Government guidance is “not a proper basis for decision making in the courts”, says EAT

The Employment Appeal Tribunal (EAT) recently handed down its judgment in the case, Peninsula Business Services Limited v Donaldson. The decision is believed to be the first of its kind to consider the legal status of childcare vouchers provided through a salary sacrifice scheme.

The employer in the case had stipulated that those joining the scheme must withdraw from it during maternity leave. But women on maternity leave are entitled to benefit from all the terms and conditions of employment which would have applied to them had they been at work, except those relating to ‘remuneration’.

An employment tribunal had decided in the case that childcare vouchers, in line with HMRC guidance, were not remuneration but ‘non-cash benefits’ and that the employer’s condition for joining the scheme was direct maternity discrimination and indirect sex discrimination.

The tribunal confirmed that the employer had to continue to provide childcare vouchers, via the salary sacrifice scheme, throughout the whole of the employee’s maternity leave, including periods of unpaid leave, and for its employees only receiving statutory maternity pay (from which an employer is prohibited from making deductions). Although there was some legal uncertainty about this approach, it did fit with other employers’ accepted practices.

The EAT overturned the decision and allowed the employer’s appeal, in the process laying to rest some of the controversy surrounding the nature of childcare vouchers. The EAT accepted the key question was whether childcare vouchers were ‘remuneration’. In its view, the tribunal had misunderstood the nature of such salary sacrifice schemes. The employer did not provide the vouchers to employees in the scheme as a “perk of the job” in addition to their salary, but out of the salaries they had agreed.

In the EAT’s view, the HMRC guidance was wrong - it couldn’t find any authority for the statement in it that vouchers were non-cash benefits and “must continue to be provided” during maternity leave. It thought Parliament could never have intended employers to continue providing childcare vouchers via a salary sacrifice scheme when there was no salary to sacrifice. So the discrimination claim failed.

Childcare voucher schemes are offered on an entirely voluntary basis by employers. If the EAT had upheld the tribunal’s decision, this would have imposed a cost on employers of continuing to pay for childcare vouchers during unpaid leave, which may have proved a disincentive for providing the benefit.

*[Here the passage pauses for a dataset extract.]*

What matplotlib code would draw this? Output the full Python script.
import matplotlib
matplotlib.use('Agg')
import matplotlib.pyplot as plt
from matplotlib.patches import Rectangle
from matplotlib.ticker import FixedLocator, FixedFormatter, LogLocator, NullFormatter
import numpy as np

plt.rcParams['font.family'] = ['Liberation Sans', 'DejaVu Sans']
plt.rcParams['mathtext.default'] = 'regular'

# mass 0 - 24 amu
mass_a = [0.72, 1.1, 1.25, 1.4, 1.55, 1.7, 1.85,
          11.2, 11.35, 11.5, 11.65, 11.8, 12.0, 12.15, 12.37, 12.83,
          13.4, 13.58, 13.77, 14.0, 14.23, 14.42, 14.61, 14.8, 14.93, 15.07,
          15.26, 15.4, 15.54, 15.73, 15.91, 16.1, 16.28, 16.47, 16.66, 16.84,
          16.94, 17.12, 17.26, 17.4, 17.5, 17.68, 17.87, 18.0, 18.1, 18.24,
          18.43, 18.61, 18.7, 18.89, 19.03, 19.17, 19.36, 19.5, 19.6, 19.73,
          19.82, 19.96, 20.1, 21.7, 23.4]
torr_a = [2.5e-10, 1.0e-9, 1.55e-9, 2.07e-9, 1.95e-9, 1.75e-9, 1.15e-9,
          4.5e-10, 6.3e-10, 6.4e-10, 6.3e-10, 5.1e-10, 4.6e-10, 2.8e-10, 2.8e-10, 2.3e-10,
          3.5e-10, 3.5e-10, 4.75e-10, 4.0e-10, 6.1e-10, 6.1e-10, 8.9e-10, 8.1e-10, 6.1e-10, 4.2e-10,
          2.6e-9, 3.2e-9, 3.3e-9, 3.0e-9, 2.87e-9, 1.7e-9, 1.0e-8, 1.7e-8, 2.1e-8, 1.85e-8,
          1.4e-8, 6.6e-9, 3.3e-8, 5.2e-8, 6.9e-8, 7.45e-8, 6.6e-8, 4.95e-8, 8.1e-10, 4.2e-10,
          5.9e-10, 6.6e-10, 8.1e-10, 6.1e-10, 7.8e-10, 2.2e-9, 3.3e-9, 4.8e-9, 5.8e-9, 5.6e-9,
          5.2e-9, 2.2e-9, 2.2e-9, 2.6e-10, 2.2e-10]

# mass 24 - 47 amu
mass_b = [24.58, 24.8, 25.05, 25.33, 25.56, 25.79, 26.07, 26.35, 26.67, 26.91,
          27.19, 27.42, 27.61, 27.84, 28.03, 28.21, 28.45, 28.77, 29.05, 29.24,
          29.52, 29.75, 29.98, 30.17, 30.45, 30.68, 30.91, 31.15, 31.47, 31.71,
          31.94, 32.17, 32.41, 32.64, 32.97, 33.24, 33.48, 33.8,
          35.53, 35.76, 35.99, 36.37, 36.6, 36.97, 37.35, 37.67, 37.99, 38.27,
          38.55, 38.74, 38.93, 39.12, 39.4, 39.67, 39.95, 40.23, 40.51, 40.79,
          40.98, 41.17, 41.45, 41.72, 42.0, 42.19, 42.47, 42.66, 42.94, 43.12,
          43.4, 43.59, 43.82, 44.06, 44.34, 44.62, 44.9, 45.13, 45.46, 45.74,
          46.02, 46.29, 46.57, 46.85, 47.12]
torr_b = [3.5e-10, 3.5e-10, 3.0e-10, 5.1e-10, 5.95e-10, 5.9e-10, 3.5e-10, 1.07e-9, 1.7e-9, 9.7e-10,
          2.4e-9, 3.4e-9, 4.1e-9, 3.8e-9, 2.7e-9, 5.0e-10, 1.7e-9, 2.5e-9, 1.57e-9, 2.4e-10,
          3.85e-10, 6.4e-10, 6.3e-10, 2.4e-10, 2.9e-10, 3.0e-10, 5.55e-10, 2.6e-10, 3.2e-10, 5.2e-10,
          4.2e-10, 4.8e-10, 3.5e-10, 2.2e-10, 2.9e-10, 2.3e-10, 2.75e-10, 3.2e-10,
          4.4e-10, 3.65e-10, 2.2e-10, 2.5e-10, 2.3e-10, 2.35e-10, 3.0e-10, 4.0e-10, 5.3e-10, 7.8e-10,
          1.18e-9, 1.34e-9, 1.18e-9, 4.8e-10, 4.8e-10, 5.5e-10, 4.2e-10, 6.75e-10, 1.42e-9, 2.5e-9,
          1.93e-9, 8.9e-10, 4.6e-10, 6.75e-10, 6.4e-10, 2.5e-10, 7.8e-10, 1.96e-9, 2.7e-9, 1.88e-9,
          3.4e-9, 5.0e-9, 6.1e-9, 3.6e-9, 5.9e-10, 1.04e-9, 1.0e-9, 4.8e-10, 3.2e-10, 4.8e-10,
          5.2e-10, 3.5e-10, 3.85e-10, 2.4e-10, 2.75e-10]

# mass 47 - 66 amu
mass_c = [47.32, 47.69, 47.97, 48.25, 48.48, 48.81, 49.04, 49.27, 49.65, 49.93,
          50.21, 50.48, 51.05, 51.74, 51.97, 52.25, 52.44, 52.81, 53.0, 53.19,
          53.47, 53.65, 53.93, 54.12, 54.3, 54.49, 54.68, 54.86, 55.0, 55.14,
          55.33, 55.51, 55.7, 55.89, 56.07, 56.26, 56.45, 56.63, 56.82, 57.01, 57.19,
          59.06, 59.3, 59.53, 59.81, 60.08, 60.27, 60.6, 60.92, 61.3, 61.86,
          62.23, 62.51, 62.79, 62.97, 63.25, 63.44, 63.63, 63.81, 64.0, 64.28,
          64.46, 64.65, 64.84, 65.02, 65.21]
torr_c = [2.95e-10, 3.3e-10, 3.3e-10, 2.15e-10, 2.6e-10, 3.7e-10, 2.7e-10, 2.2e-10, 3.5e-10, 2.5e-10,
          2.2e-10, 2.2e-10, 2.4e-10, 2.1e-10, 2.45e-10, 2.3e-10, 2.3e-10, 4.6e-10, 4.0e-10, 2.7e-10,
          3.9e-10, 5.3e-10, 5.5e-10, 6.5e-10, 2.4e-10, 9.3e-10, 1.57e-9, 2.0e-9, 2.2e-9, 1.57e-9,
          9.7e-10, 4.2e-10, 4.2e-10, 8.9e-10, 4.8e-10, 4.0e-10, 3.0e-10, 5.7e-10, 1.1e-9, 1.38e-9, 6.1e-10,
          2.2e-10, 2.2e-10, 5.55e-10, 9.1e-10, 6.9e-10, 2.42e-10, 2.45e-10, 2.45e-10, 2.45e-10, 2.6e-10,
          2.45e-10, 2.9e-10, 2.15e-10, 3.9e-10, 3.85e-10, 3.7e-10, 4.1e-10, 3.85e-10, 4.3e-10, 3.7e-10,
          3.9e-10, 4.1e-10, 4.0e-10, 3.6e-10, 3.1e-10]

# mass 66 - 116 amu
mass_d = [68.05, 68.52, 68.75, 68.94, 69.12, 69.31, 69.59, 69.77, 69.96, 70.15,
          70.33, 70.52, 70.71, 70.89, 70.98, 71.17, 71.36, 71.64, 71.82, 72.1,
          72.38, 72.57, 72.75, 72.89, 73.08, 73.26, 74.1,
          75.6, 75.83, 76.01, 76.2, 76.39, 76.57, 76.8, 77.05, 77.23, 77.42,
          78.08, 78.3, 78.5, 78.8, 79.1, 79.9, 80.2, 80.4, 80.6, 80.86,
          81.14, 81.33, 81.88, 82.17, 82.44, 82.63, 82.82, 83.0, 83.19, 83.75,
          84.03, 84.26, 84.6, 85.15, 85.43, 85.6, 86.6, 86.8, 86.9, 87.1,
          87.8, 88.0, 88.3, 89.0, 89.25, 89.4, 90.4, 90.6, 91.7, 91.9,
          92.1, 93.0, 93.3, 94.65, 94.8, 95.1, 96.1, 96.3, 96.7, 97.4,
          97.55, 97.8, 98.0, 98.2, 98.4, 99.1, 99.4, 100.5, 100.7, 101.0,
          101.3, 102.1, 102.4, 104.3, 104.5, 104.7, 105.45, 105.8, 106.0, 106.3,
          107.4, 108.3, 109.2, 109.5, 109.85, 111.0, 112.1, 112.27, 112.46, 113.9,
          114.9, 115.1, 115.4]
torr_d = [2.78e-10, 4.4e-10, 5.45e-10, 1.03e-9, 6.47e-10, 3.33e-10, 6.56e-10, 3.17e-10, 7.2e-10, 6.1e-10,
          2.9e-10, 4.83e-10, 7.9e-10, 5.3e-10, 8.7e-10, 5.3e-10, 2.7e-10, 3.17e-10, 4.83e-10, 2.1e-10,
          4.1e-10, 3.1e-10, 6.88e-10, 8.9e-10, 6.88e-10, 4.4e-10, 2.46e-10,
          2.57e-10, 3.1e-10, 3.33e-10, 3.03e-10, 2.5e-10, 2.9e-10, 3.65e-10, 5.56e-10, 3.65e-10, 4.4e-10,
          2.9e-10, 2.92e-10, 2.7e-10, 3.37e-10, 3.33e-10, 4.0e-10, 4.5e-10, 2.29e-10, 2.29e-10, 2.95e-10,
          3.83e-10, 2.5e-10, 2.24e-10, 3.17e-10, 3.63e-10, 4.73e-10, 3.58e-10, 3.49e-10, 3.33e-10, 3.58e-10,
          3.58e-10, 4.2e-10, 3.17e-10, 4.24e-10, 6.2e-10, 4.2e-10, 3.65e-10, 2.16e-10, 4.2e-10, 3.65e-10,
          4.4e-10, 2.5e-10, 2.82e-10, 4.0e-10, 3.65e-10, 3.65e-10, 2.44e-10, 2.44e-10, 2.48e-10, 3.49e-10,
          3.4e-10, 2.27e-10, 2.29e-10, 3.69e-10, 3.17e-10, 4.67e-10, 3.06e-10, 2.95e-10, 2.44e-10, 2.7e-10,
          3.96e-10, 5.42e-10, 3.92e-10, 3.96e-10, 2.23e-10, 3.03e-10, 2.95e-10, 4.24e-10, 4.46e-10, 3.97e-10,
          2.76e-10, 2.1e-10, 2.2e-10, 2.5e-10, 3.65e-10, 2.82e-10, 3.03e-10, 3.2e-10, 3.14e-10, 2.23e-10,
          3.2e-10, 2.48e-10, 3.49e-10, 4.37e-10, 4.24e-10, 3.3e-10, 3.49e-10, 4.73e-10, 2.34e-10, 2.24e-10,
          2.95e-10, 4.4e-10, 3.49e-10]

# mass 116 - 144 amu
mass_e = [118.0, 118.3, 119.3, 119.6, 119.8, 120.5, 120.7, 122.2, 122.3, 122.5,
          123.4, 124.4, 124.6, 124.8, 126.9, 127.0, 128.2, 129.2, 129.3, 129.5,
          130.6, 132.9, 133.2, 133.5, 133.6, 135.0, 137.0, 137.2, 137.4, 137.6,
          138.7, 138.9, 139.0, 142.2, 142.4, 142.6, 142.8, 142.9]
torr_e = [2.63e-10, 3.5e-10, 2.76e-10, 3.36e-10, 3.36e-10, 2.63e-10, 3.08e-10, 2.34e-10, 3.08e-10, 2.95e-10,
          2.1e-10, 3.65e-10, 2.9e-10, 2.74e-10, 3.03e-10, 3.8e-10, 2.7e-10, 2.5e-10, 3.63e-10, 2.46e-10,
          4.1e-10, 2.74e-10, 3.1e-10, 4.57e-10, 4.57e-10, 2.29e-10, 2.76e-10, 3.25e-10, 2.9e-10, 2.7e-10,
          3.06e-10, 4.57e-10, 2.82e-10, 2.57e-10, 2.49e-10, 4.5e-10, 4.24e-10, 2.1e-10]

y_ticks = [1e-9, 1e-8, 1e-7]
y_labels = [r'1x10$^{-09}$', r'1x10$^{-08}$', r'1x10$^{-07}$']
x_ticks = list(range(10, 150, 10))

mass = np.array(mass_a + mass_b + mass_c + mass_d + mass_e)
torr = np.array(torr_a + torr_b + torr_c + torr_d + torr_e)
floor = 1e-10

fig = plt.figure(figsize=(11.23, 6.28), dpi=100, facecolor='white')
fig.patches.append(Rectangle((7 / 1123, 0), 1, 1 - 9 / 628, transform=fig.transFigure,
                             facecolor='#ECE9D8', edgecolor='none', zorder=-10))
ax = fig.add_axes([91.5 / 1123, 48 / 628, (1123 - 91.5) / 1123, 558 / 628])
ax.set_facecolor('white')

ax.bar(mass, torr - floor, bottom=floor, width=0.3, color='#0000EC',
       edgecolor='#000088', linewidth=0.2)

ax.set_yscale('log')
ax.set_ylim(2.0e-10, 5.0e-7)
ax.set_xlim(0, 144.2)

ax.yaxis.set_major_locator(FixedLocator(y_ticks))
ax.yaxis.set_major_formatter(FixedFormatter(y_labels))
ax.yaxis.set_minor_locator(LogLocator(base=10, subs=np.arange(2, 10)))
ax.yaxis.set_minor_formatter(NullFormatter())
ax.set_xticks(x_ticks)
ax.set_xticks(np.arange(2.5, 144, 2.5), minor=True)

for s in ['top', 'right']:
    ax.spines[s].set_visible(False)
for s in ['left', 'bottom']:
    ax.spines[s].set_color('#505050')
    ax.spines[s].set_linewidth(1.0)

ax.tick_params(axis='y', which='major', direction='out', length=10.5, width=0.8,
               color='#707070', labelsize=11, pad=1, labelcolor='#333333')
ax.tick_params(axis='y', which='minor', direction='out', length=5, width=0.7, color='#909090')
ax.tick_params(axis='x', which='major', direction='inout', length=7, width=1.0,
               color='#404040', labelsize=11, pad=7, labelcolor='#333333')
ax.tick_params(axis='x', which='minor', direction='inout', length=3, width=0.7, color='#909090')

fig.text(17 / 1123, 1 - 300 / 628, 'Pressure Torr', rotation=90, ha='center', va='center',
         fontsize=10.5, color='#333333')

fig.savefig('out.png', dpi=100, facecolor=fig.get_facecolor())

Employers who have followed the HMRC guidance may now wish to review that approach, certainly for new joiners. However, they should proceed with caution for those employees already in schemes, who may have acquired contractual rights over and above the basic legal obligations clarified by this case.

The decision is also a reminder that the courts are not required to follow government guidance. The EAT commented that it was the “actual law” that needed to be considered, not “some unknown official’s interpretation of it” which it thought was “not a proper basis for decision making in the courts”. Employers (and their lawyers) need to keep an open mind about taking a different view to that expressed in guidance which has no legal force.

And, although the case provides some welcome certainty (assuming it is not appealed again), its impact is limited. A new government tax-free childcare scheme is expected to come into force in early 2017, which will be run centrally, not by employers, so it will not be possible to use salary sacrifice for it.